→ SHORT EXERCISE
Your output is the lines from the first one to the one containing "return (H - MB - (yp - OFF)) / PH", repeated exactly, with images left out.

[Start]

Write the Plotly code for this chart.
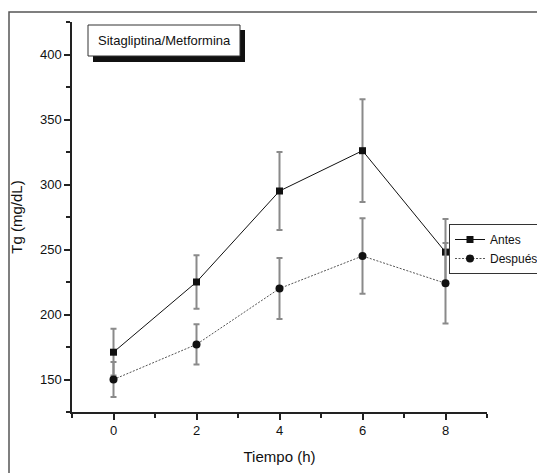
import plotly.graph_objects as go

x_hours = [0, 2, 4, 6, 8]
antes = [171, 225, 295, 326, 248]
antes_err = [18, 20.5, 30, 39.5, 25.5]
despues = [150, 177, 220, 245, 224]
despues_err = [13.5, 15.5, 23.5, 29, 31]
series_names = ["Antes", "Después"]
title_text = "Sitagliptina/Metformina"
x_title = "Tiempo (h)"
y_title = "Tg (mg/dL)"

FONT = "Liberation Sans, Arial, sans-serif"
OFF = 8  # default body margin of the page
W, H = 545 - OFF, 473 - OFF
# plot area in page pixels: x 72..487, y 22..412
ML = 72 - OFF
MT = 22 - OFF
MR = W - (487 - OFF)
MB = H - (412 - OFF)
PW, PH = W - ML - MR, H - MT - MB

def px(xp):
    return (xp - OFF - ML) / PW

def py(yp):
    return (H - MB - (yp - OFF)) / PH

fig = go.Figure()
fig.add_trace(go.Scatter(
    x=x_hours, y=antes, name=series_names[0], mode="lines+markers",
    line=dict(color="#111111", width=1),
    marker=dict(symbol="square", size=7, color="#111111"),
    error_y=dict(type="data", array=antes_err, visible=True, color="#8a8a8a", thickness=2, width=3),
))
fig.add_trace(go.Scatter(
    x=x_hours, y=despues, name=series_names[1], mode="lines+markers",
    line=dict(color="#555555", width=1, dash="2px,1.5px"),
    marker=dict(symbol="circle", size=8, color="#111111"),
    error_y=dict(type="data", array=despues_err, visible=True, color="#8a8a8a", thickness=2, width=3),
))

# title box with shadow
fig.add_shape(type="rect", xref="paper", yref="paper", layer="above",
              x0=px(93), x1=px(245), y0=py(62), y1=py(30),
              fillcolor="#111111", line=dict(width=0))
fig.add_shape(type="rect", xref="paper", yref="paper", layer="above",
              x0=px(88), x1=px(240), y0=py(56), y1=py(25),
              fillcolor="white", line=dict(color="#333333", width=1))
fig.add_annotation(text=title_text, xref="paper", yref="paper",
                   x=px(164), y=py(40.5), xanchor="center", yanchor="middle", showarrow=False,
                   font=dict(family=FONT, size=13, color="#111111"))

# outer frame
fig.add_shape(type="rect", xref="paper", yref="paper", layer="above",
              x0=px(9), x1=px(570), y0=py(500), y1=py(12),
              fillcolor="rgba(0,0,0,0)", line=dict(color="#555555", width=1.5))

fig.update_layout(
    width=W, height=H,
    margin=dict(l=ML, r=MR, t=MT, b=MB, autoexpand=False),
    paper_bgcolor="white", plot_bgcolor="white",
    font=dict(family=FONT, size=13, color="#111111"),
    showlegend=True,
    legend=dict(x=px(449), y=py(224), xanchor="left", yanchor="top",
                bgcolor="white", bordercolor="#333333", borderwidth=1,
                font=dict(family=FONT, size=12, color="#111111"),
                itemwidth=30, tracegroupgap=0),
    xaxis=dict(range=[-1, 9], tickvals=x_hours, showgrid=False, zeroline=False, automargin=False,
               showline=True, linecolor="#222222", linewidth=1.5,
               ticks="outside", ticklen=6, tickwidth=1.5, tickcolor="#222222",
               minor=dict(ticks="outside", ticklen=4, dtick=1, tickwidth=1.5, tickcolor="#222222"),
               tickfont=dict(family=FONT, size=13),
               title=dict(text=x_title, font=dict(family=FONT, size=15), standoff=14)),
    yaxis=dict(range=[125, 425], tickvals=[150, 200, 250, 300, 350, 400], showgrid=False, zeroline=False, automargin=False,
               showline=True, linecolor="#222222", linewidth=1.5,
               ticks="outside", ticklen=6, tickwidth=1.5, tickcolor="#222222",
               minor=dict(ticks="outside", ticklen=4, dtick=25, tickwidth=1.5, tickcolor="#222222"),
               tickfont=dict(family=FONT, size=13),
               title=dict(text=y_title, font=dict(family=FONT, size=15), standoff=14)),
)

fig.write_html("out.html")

[End]

→ COMPLETED EXERCISE
Write the Plotly code for this chart.
import plotly.graph_objects as go

x_hours = [0, 2, 4, 6, 8]
antes = [171, 225, 295, 326, 248]
antes_err = [18, 20.5, 30, 39.5, 25.5]
despues = [150, 177, 220, 245, 224]
despues_err = [13.5, 15.5, 23.5, 29, 31]
series_names = ["Antes", "Después"]
title_text = "Sitagliptina/Metformina"
x_title = "Tiempo (h)"
y_title = "Tg (mg/dL)"

FONT = "Liberation Sans, Arial, sans-serif"
OFF = 8  # default body margin of the page
W, H = 545 - OFF, 473 - OFF
# plot area in page pixels: x 72..487, y 22..412
ML = 72 - OFF
MT = 22 - OFF
MR = W - (487 - OFF)
MB = H - (412 - OFF)
PW, PH = W - ML - MR, H - MT - MB

def px(xp):
    return (xp - OFF - ML) / PW

def py(yp):
    return (H - MB - (yp - OFF)) / PH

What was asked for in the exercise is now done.